The approach Woolf and Silver have taken is to be applauded in the context of training new (qualitative) researchers, among whom might be those who have the delusion that using software will magically solve all their analytical problems. The difficulty is that, because of their obvious concern for precision and consistency in language used and for careful explanation, their quite lengthy explanation of their approach in the first few chapters becomes somewhat repetitive.


Perhaps I’m biased, being already well versed in qualitative methods and in using software (but with a different program), whereas those new to either methods or software, or both, need the constant reinforcement. Perhaps I could have just glanced through the first few chapters to get a sense the authors’ approach, but then jumped into Chapter 5, where the tasks that could be accomplished using the various tools provided by MAXQDA (the particular program I needed to learn) are laid out. Even then, however, I found I still needed to go to the program’s online manual to see how the less-intuitive mechanics of some of the tools worked – Chapter 5 also focuses more on principles than “clicks” (although these too are demonstrated in the accompanying videos on the companion website).

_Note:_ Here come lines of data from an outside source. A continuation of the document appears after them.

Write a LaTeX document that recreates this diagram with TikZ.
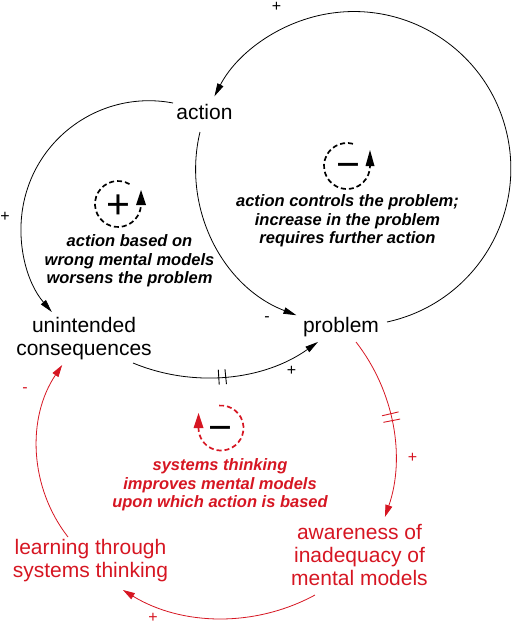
\documentclass[tikz,border=0pt]{standalone}
\usepackage{fontspec}
\setmainfont{Liberation Sans}
\usetikzlibrary{arrows.meta}
\definecolor{loopred}{RGB}{214,22,34}
\begin{document}
\begin{tikzpicture}[x=1pt,y=-1pt,
  var/.style={font=\fontsize{21}{23}\selectfont, align=center, inner sep=0pt},
  note/.style={font=\bfseries\itshape\fontsize{16.5}{18.5}\selectfont, align=center, inner sep=0pt},
  pol/.style={font=\fontsize{16}{16}\selectfont, inner sep=0pt},
  sym/.style={font=\fontsize{41}{41}\selectfont, inner sep=0pt, anchor=base},
  link/.style={line width=0.8pt, -{Triangle[length=13pt,width=6.5pt]}},
  redlink/.style={line width=0.8pt, loopred, -{Triangle[length=12pt,width=7pt]}},
  loopdash/.style={line width=1.7pt, dash pattern=on 5pt off 3pt},
  hash/.style={line width=0.9pt}
]
\useasboundingbox (0,0) rectangle (514,624);

% variables
\node[var] (action) at (204.5,112) {action};
\node[var] (problem) at (341,327) {problem};
\node[var] (unint) at (84,339) {unintended\\consequences};
\node[var, text=loopred] (aware) at (359.5,555) {awareness of\\inadequacy of\\mental models};
\node[var, text=loopred] (learn) at (90.5,561) {learning through\\systems thinking};

% loop centres (for the hash marks)
\coordinate (c3) at (206.5,185.6);
\coordinate (c4) at (209.4,456.2);

% black links
\draw[link] ([shift={(46,-5)}]problem.center) arc[start angle=77.8, end angle=-152.6, radius=157];
\draw[link] ([shift={(-4.5,20)}]action.center) arc[start angle=193.5, end angle=111, radius=157];
\draw[link] ([shift={(-31.5,-9)}]action.center) arc[start angle=-79.2, end angle=-220.6, radius=128];
\draw[link] ([shift={(49,24)}]unint.center) arc[start angle=112.5, end angle=54.5, radius=192];
\draw[hash] ([shift={(84.26:184.5)}]c3) -- ([shift={(84.26:199.5)}]c3);
\draw[hash] ([shift={(86.34:184.5)}]c3) -- ([shift={(86.34:199.5)}]c3);

% red links
\draw[redlink] ([shift={(15,15)}]problem.center) arc[start angle=-37.9, end angle=19.1, radius=185.8];
\draw[hash, loopred] ([shift={(-13.18:177.3)}]c4) -- ([shift={(-13.18:194.3)}]c4);
\draw[hash, loopred] ([shift={(-11.02:177.3)}]c4) -- ([shift={(-11.02:194.3)}]c4);
\draw[redlink] ([shift={(-44.5,40)}]aware.center) arc[start angle=61.5, end angle=121.5, radius=192.2];
\draw[redlink] ([shift={(-22.5,-24)}]learn.center) arc[start angle=142.1, end angle=214, radius=146.5];

% polarities
\node[pol] (p1) at (276.5,7) {+};
\node[pol] (p2) at (5,217) {+};
\node[pol] (p3) at (267,319) {-};
\node[pol] (p4) at (291.5,370.5) {+};
\node[pol, text=loopred] (p5) at (25,390) {-};
\node[pol, text=loopred] (p6) at (412.5,457.5) {+};
\node[pol, text=loopred] (p7) at (153,617.5) {+};

% loop R (reinforcing)
\coordinate (Rl) at (118,204);
\draw[loopdash] ([shift={(-60:23)}]Rl) arc[start angle=-60, end angle=-360, radius=23];
\fill ([shift={(18,1)}]Rl) -- ([shift={(23,-14)}]Rl) -- ([shift={(28,1)}]Rl) -- cycle;
\node[sym] (Rsign) at (118,218.4) {+};
\node[note] (Rnote) at (129.5,261) {action based on\\wrong mental models\\worsens the problem};

% loop B (balancing, black)
\coordinate (Bl) at (347,166);
\draw[loopdash] ([shift={(-75:23)}]Bl) arc[start angle=-75, end angle=-360, radius=23];
\fill ([shift={(18.5,0)}]Bl) -- ([shift={(23,-16)}]Bl) -- ([shift={(27.5,0)}]Bl) -- cycle;
\node[sym] (Bsign) at (348,178.4) {−};
\node[note] (Bnote) at (347.5,221) {action controls the problem;\\increase in the problem\\requires further action};

% loop B (balancing, red)
\coordinate (Sl) at (221,428);
\draw[loopdash, loopred] ([shift={(-95:22.5)}]Sl) arc[start angle=-95, end angle=180, radius=22.5];
\fill[loopred] ([shift={(-27.5,0)}]Sl) -- ([shift={(-22.5,-15)}]Sl) -- ([shift={(-17.5,0)}]Sl) -- cycle;
\node[sym] (Ssign) at (220,441.4) {−};
\node[note, text=loopred] (Snote) at (220,485) {systems thinking\\improves mental models\\upon which action is based};
\end{tikzpicture}
\end{document}
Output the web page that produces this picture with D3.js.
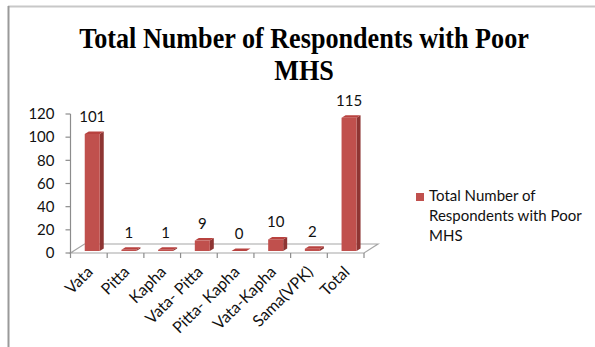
<!DOCTYPE html>
<html>
<head>
<meta charset="utf-8">
<script src="https://cdn.jsdelivr.net/npm/d3@7"></script>
<style>
  html, body { margin: 0; padding: 0; background: #fff; }
  svg { display: block; }
</style>
</head>
<body>
<svg id="chart" width="595" height="347"></svg>
<script>
// Respondents with poor mental health status, by Prakriti type
const categories = ["Vata", "Pitta", "Kapha", "Vata- Pitta", "Pitta- Kapha", "Vata-Kapha", "Sama(VPK)", "Total"];
const values = [101, 1, 1, 9, 0, 10, 2, 115];
const yTicks = [0, 20, 40, 60, 80, 100, 120];
const seriesName = "Total Number of Respondents with Poor MHS";
const titleLines = ["Total Number of Respondents with Poor", "MHS"];
const legendLines = ["Total Number of", "Respondents with Poor", "MHS"];

const svg = d3.select("#chart");
const uiFont = "Lato, 'Open Sans', sans-serif";

// outer frame
svg.append("line").attr("x1", 8).attr("x2", 595).attr("y1", 6.5).attr("y2", 6.5)
  .attr("stroke", "#c8c8c8").attr("stroke-width", 2);
svg.append("line").attr("x1", 8.5).attr("x2", 8.5).attr("y1", 6).attr("y2", 347)
  .attr("stroke", "#9a9a9a").attr("stroke-width", 2);

// title: two centred lines
const titleCx = 304, titleW = 450;
const title = svg.append("g")
  .attr("font-family", "'Liberation Serif', 'Times New Roman', serif")
  .attr("font-weight", "bold").attr("font-size", 30).attr("fill", "#000")
  .attr("text-anchor", "middle");
const t1 = title.append("text").attr("x", 0).attr("y", 48).text(titleLines[0]);
title.append("text").attr("x", 0).attr("y", 80).text(titleLines[1]);
const sx = titleW / t1.node().getComputedTextLength();
title.attr("transform", `translate(${titleCx},0) scale(${sx},1)`);

// scales
const x = d3.scaleBand().domain(categories).range([70.5, 364]).padding(0);
const y = d3.scaleLinear().domain([0, 120]).range([253, 114]);

// 3D floor depth and bar geometry
const floorDx = 14, floorDy = -9;
const barShiftX = 3.4, barShiftY = -2;   // bars sit a quarter into the floor
const barW = 15, barDx = 4, barDy = -2.5;

const axisColor = "#a6a6a6";

// floor
const x0 = x.range()[0], x1 = x.range()[1], y0 = y(0);
svg.append("path")
  .attr("d", `M${x0},${y0} L${x1},${y0} L${x1 + floorDx},${y0 + floorDy} L${x0 + floorDx},${y0 + floorDy} Z`)
  .attr("fill", "none").attr("stroke", axisColor).attr("stroke-width", 1.2);

// value axis
svg.append("line").attr("x1", x0).attr("x2", x0).attr("y1", y(120)).attr("y2", y0)
  .attr("stroke", "#8c8c8c").attr("stroke-width", 1.2);
const yAxis = svg.append("g").attr("font-family", uiFont).attr("font-size", 15).attr("fill", "#111");
yTicks.forEach(t => {
  yAxis.append("line").attr("x1", x0 - 5).attr("x2", x0).attr("y1", y(t)).attr("y2", y(t))
    .attr("stroke", "#8c8c8c").attr("stroke-width", 1.2);
  yAxis.append("text").attr("x", x0 - 16).attr("y", y(t)).attr("dy", "0.35em")
    .attr("text-anchor", "end").text(t);
});

// category axis ticks at band boundaries
const bounds = categories.map(c => x(c)).concat([x1]);
bounds.forEach(b => {
  svg.append("line").attr("x1", b).attr("x2", b).attr("y1", y0).attr("y2", y0 + 5)
    .attr("stroke", "#8c8c8c").attr("stroke-width", 1.2);
});

// category labels, rotated; the end of each label sits under its category
const xl = svg.append("g").attr("font-family", uiFont).attr("font-size", 16).attr("fill", "#111");
categories.forEach(c => {
  const cx = x(c) + x.bandwidth() / 2 + 1, cy = y0 + 16;
  xl.append("text").attr("transform", `translate(${cx},${cy}) rotate(-45)`)
    .attr("text-anchor", "end").attr("dy", "0.35em").text(c);
});

// bar heights use the same value scale, lifted by the floor depth
const hScale = v => y0 - y(v);

const bars = svg.append("g");
categories.forEach((c, i) => {
  const v = values[i];
  const cx = x(c) + x.bandwidth() / 2 + barShiftX;
  const left = cx - barW / 2, right = cx + barW / 2;
  const base = y0 + barShiftY;
  const top = base - hScale(v);
  // side face
  bars.append("path")
    .attr("d", `M${right},${base} L${right + barDx},${base + barDy} L${right + barDx},${top + barDy} L${right},${top} Z`)
    .attr("fill", "#8e3533");
  // front face
  bars.append("rect").attr("x", left).attr("y", top).attr("width", barW).attr("height", Math.max(0, base - top))
    .attr("fill", "#c0504d");
  // top face
  bars.append("path")
    .attr("d", `M${left},${top} L${right},${top} L${right + barDx},${top + barDy} L${left + barDx},${top + barDy} Z`)
    .attr("fill", "#b8423f");
  // value label
  bars.append("text").attr("x", cx).attr("y", top - 12)
    .attr("text-anchor", "middle").attr("font-family", uiFont).attr("font-size", 15).attr("fill", "#111")
    .text(v);
});

// legend
const lg = svg.append("g").attr("font-family", uiFont).attr("font-size", 15).attr("fill", "#111");
lg.append("rect").attr("x", 416).attr("y", 193).attr("width", 8).attr("height", 8).attr("fill", "#c0504d");
legendLines.forEach((t, i) => {
  lg.append("text").attr("x", 429).attr("y", 201 + i * 20).text(t);
});
</script>
</body>
</html>
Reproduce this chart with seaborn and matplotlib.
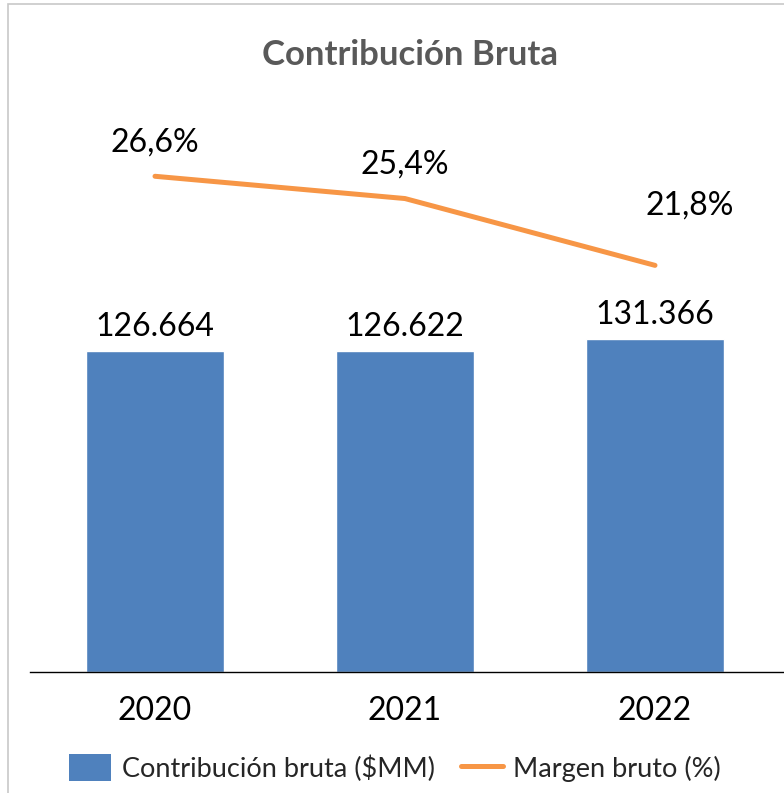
import matplotlib
matplotlib.use("Agg")
import matplotlib.pyplot as plt
import seaborn as sns
import numpy as np
from matplotlib.patches import Patch, Rectangle
from matplotlib.lines import Line2D

sns.set_theme(style="white")
plt.rcParams['font.family'] = ['Lato', 'DejaVu Sans']

# data
years = ["2020", "2021", "2022"]
contribucion = [126664, 126622, 131366]   # $MM
margen = [26.6, 25.4, 21.8]               # %

bar_color = "#4F81BD"
line_color = "#F79646"

fig = plt.figure(figsize=(7.84, 7.93), dpi=100)
W, H = 784, 793
# plot area in pixels: x 30..784, y 100..672
ax = fig.add_axes([30 / W, 1 - 672 / H, 754 / W, 572 / H])

sns.barplot(x=years, y=contribucion, color=bar_color, saturation=1,
            width=0.552, ax=ax)
ax.set_xlim(-0.5, 2.516)
ax.set_ylim(0, 225700)

ax2 = ax.twinx()
sns.lineplot(x=np.arange(len(years)), y=margen, color=line_color,
             linewidth=3.6, ax=ax2, solid_capstyle="round")
ax2.set_ylim(-0.11, 30.71)

for a in (ax, ax2):
    for s in ["top", "right", "left"]:
        a.spines[s].set_visible(False)
    a.set_ylabel("")
    a.set_yticks([])
ax2.spines["bottom"].set_visible(False)
ax.spines["bottom"].set_color("black")
ax.spines["bottom"].set_linewidth(1.0)
ax.set_xlabel("")
ax.tick_params(axis="x", length=0, pad=17, labelsize=23, labelcolor="black")

# bar labels
for i, v in enumerate(contribucion):
    ax.annotate(f"{v:,}".replace(",", "."), (i, v), xytext=(0, 24),
                textcoords="offset pixels", ha="center", va="center",
                fontsize=23, color="black")

# line labels
label_offsets = [(0, 34), (0, 34), (35, 60)]
for i, (v, off) in enumerate(zip(margen, label_offsets)):
    ax2.annotate(f"{v:.1f}%".replace(".", ","), (i, v), xytext=off,
                 textcoords="offset pixels", ha="center", va="center",
                 fontsize=23, color="black")

fig.text(410 / W, 1 - 55 / H, "Contribución Bruta", ha="center", va="center",
         fontsize=25, fontweight="bold", color="#595959")

handles = [Patch(facecolor=bar_color, edgecolor="none"),
           Line2D([0], [0], color=line_color, lw=3.6, solid_capstyle="round")]
fig.legend(handles, ["Contribución bruta ($MM)", "Margen bruto (%)"],
           loc="center", bbox_to_anchor=(395 / W, 1 - 768 / H), ncol=2,
           frameon=False, fontsize=19.5, handlelength=1.55, handleheight=1.18,
           handletextpad=0.4, columnspacing=0.96, borderpad=0, borderaxespad=0)

# light frame (only left/top visible)
fig.patches.append(Rectangle((8 / W, -0.5), 1.5, 1.5 - 4 / H, fill=False,
                             edgecolor="#C8C8C8", linewidth=1.2,
                             transform=fig.transFigure, figure=fig))

fig.savefig("out.png", dpi=100)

No text can be totally comprehensive in covering both principles and tools for a complex analysis program – at least, not without becoming a very weighty tome. Nor should it need to be, as qualitative software programs generally are well supported with documentation in the form of help files and videos. Woolf and Silver’s choice to focus on theory and principles is therefore perhaps the more wise approach for equipping the next generation of qualitative software users. Do expect, however, to need to draw on other the companion website and perhaps other resources as well when using this book.